**Available records**
========================================================================

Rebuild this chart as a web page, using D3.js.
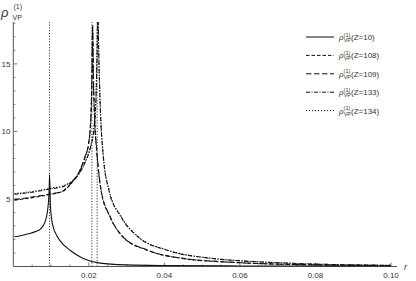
<!DOCTYPE html>
<html>
<head>
<meta charset="utf-8">
<script src="https://cdn.jsdelivr.net/npm/d3@7"></script>
<style>
  html, body { margin: 0; padding: 0; background: #fff; }
  svg { display: block; font-family: "Liberation Sans", Arial, sans-serif; }
</style>
</head>
<body>
<div id="chart"></div>
<script>
// values
const r10 = [0.0003, 0.002, 0.004, 0.006, 0.0071, 0.0084, 0.0091, 0.0095, 0.0096, 0.0098, 0.0101, 0.0106, 0.0115, 0.0124, 0.015, 0.0185, 0.023, 0.03, 0.04, 0.06, 0.08, 0.1];
const rho10 = [2.2, 2.28, 2.42, 2.6, 2.75, 3.3, 4.2, 5.7, 6.8, 4.7, 3.6, 2.9, 2.3, 1.9, 1.2, 0.6, 0.25, 0.12, 0.07, 0.04, 0.03, 0.02];

const r108 = [0.0003, 0.005, 0.01, 0.013, 0.0155, 0.0175, 0.019, 0.0199, 0.0205, 0.0208, 0.021, 0.0212, 0.0216, 0.0221, 0.0232, 0.0256, 0.029, 0.0356, 0.0454, 0.055, 0.065, 0.08, 0.1];
const rho108 = [4.9, 5.1, 5.35, 5.55, 6.2, 7.0, 8.1, 9.0, 10.8, 13.5, 17.5, 14, 10.5, 8.5, 5.67, 3.68, 2.19, 1.19, 0.57, 0.35, 0.22, 0.12, 0.07];
const rho109 = [4.95, 5.14, 5.38, 5.58, 6.23, 7.05, 8.15, 9.05, 10.9, 13.8, 17.9, 14.2, 10.6, 8.6, 5.72, 3.72, 2.22, 1.21, 0.58, 0.36, 0.22, 0.12, 0.07];

const r133 = [0.0003, 0.005, 0.01, 0.0135, 0.016, 0.0175, 0.019, 0.0205, 0.0214, 0.0219, 0.0222, 0.0224, 0.0226, 0.023, 0.0238, 0.0253, 0.0285, 0.033, 0.0409, 0.0525, 0.06, 0.07, 0.08, 0.1];
const rho133 = [5.35, 5.5, 5.75, 5.95, 6.4, 6.9, 7.7, 8.9, 10.3, 12.5, 16, 19, 16, 12, 8.2, 5.67, 3.68, 2.19, 1.19, 0.6, 0.42, 0.28, 0.18, 0.09];
const rho134 = [5.4, 5.55, 5.8, 6.0, 6.45, 6.95, 7.75, 8.95, 10.4, 12.7, 16.4, 19.5, 16.3, 12.2, 8.3, 5.72, 3.72, 2.22, 1.21, 0.61, 0.43, 0.29, 0.18, 0.09];

const markerR = [0.0096, 0.0208, 0.0222];

const series = [
    {name: "Z=10",  r: r10,  v: rho10,  dash: null},
    {name: "Z=108", r: r108, v: rho108, dash: "3.5,2"},
    {name: "Z=109", r: r108, v: rho109, dash: "5.5,2.5"},
    {name: "Z=133", r: r133, v: rho133, dash: "4,1.5,1,1.5"},
    {name: "Z=134", r: r133, v: rho134, dash: "1.2,1.8"}
];

const xMajor = [0.02, 0.04, 0.06, 0.08, 0.10];
const xLabels = ["0.02", "0.04", "0.06", "0.08", "0.10"];
const yMajor = [5, 10, 15];

const W = 416, H = 281;
const svg = d3.select("#chart").append("svg")
    .attr("width", W)
    .attr("height", H);

const x = d3.scaleLinear().domain([0, 0.1]).range([13.3, 391]);
const y = d3.scaleLinear().domain([0, 18.1]).range([266.5, 22]);

const axisCol = "#555";
const textCol = "#333";

// clip region for the curves
svg.append("defs").append("clipPath").attr("id", "plotclip")
    .append("rect")
    .attr("x", x(0)).attr("y", y(18.1))
    .attr("width", 397 - x(0)).attr("height", y(0) - y(18.1));

// vertical dotted markers
svg.append("g").selectAll("line")
    .data(markerR)
    .enter().append("line")
    .attr("x1", d => x(d)).attr("x2", d => x(d))
    .attr("y1", y(0)).attr("y2", y(18.1))
    .attr("stroke", "#222")
    .attr("stroke-width", 0.9)
    .attr("stroke-dasharray", "1.2,1.6");

// axes
const ax = svg.append("g");
ax.append("line")
    .attr("x1", x(0)).attr("x2", 397)
    .attr("y1", y(0)).attr("y2", y(0))
    .attr("stroke", axisCol).attr("stroke-width", 1);
ax.append("line")
    .attr("x1", x(0)).attr("x2", x(0))
    .attr("y1", y(0)).attr("y2", y(18.1))
    .attr("stroke", axisCol).attr("stroke-width", 1);

// x ticks
const xMinor = d3.range(1, 21).map(i => i * 0.005);
ax.selectAll(".xt")
    .data(xMinor)
    .enter().append("line")
    .attr("x1", d => x(d)).attr("x2", d => x(d))
    .attr("y1", y(0))
    .attr("y2", (d, i) => y(0) - ((i + 1) % 4 === 0 ? 4 : 2))
    .attr("stroke", axisCol).attr("stroke-width", 0.8);
ax.selectAll(".xl")
    .data(xMajor)
    .enter().append("text")
    .attr("x", d => x(d))
    .attr("y", 277.5)
    .attr("text-anchor", "middle")
    .attr("font-size", 8)
    .attr("fill", textCol)
    .text((d, i) => xLabels[i]);

// y ticks
const yMinor = d3.range(1, 19);
ax.selectAll(".yt")
    .data(yMinor)
    .enter().append("line")
    .attr("x1", x(0))
    .attr("x2", d => x(0) + (d % 5 === 0 ? 4 : 2))
    .attr("y1", d => y(d)).attr("y2", d => y(d))
    .attr("stroke", axisCol).attr("stroke-width", 0.8);
ax.selectAll(".yl")
    .data(yMajor)
    .enter().append("text")
    .attr("x", 10.5)
    .attr("y", d => y(d) + 3)
    .attr("text-anchor", "end")
    .attr("font-size", 8)
    .attr("fill", textCol)
    .text(d => d);

// axis titles
ax.append("text")
    .attr("x", 404).attr("y", 270)
    .attr("font-size", 9)
    .attr("font-style", "italic")
    .attr("fill", textCol)
    .text("r");
ax.append("text")
    .attr("x", 1).attr("y", 17)
    .attr("font-size", 13)
    .attr("font-style", "italic")
    .attr("fill", textCol)
    .text("ρ");
ax.append("text")
    .attr("x", 13.5).attr("y", 9)
    .attr("font-size", 7)
    .attr("fill", textCol)
    .text("(1)");
ax.append("text")
    .attr("x", 12.5).attr("y", 19.5)
    .attr("font-size", 7)
    .attr("fill", textCol)
    .text("VP");

// curves
const line = d3.line()
    .x(d => x(d[0]))
    .y(d => y(d[1]))
    .curve(d3.curveMonotoneX);

svg.append("g")
    .attr("clip-path", "url(#plotclip)")
    .selectAll("path")
    .data(series)
    .enter().append("path")
    .attr("d", s => line(s.r.map((r, i) => [r, s.v[i]])))
    .attr("fill", "none")
    .attr("stroke", "#111")
    .attr("stroke-width", 1.1)
    .attr("stroke-dasharray", s => s.dash);

// legend
const leg = svg.append("g").attr("transform", "translate(306,37)");
const rows = leg.selectAll("g")
    .data(series)
    .enter().append("g")
    .attr("transform", (d, i) => "translate(0," + i * 18.4 + ")");
rows.append("line")
    .attr("x1", 0).attr("x2", 28)
    .attr("y1", 0).attr("y2", 0)
    .attr("stroke", "#111")
    .attr("stroke-width", 1)
    .attr("stroke-dasharray", d => d.dash);
const lt = rows.append("text")
    .attr("x", 33).attr("y", 3)
    .attr("font-size", 8)
    .attr("fill", textCol);
lt.append("tspan").attr("font-style", "italic").text("ρ");
lt.append("tspan").attr("font-size", 5.5).attr("dy", -3.5).text("(1)");
lt.append("tspan").attr("font-size", 5.5).attr("dx", -6.7).attr("dy", 5.5).text("VP");
lt.append("tspan").attr("dy", -2).text(d => "(" + d.name + ")");
</script>
</body>
</html>
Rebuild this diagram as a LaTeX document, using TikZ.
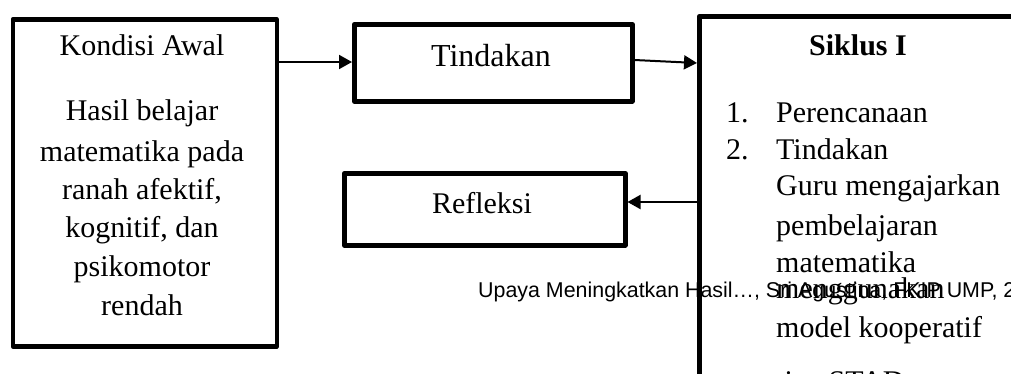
\documentclass[tikz,border=0pt]{standalone}
\usepackage{fontspec}
\setmainfont{Liberation Serif}
\newfontfamily\footfont{Liberation Sans}
\usetikzlibrary{arrows.meta}
\tikzset{
  box/.style={draw, line width=4.5pt, line join=round, inner sep=0pt},
  flow/.style={line width=2pt, -{Triangle[length=13pt,width=14pt]}},
  txt/.style={font=\fontsize{30}{36}\selectfont, inner sep=0pt, anchor=base},
  txtl/.style={txt, anchor=base west},
}
\begin{document}
\begin{tikzpicture}[x=1pt,y=-1pt]
\useasboundingbox (0,0) rectangle (1011,373);
\clip (0,0) rectangle (1011,373);
% boxes
\node[box, minimum width=264pt, minimum height=327pt, anchor=north west] (awal) at (10.5,17) {};
\node[box, minimum width=278pt, minimum height=77pt, anchor=north west] (tind) at (352,22) {};
\node[box, minimum width=281pt, minimum height=72pt, anchor=north west] (refl) at (342,171) {};
\node[box, minimum width=360pt, minimum height=420pt, anchor=north west] (siklus) at (697,14) {};
% box texts
\node[txt] (a1) at (142,55) {Kondisi Awal};
\node[txt] (a2) at (142,120) {Hasil belajar};
\node[txt] (a3) at (142,161) {matematika pada};
\node[txt] (a4) at (142,199) {ranah afektif,};
\node[txt] (a5) at (142,237) {kognitif, dan};
\node[txt] (a6) at (142,276) {psikomotor};
\node[txt] (a7) at (142,315) {rendah};
\node[txt, font=\fontsize{32}{36}\selectfont] (t1) at (491,66) {Tindakan};
\node[txt] (r1) at (482,213) {Refleksi};
\node[txt, font=\fontsize{30}{36}\selectfont\bfseries] (s0) at (858,55) {Siklus I};
\node[txtl] (n1) at (726,122) {1.};
\node[txtl] (s1) at (776,122) {Perencanaan};
\node[txtl] (n2) at (726,159) {2.};
\node[txtl] (s2) at (776,159) {Tindakan};
\node[txtl] (s3) at (776,195) {Guru mengajarkan};
\node[txtl] (s4) at (776,235) {pembelajaran};
\node[txtl] (s5) at (776,272) {matematika};
\node[txtl] (s6) at (776,298) {menggunakan};
\node[txtl] (s7) at (776,337) {model kooperatif};
\node[txtl] (s8) at (776,391) {tipe STAD};
% connectors
\draw[flow] (awal.east |- 0,62) -- (tind.west |- 0,62);
\draw[flow] (tind.east |- 0,60) -- (siklus.west |- 0,63);
\draw[flow] (siklus.west |- 0,202) -- (refl.east |- 0,202);
% running footer
\node[font=\footfont\fontsize{21.4}{24}\selectfont, inner sep=0pt, anchor=base west] (foot) at (478,297) {Upaya Meningkatkan Hasil\ldots, Sri Agustina, FKIP UMP, 2};
\end{tikzpicture}
\end{document}
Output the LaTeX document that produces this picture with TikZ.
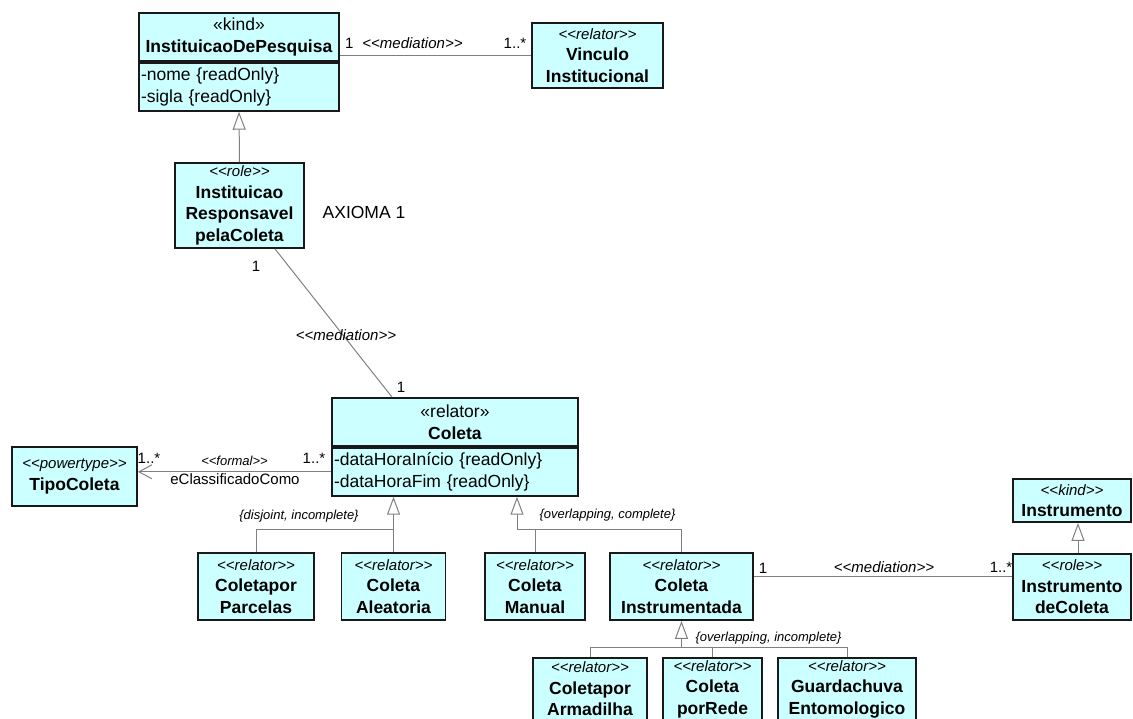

========================================================================

**Set exercise**
List the lines that contain the word "chart".

**Written solution**
Rebuild this chart as a web page, using D3.js.
<div id="chart"></div>
const svg = d3.select("#chart").append("svg")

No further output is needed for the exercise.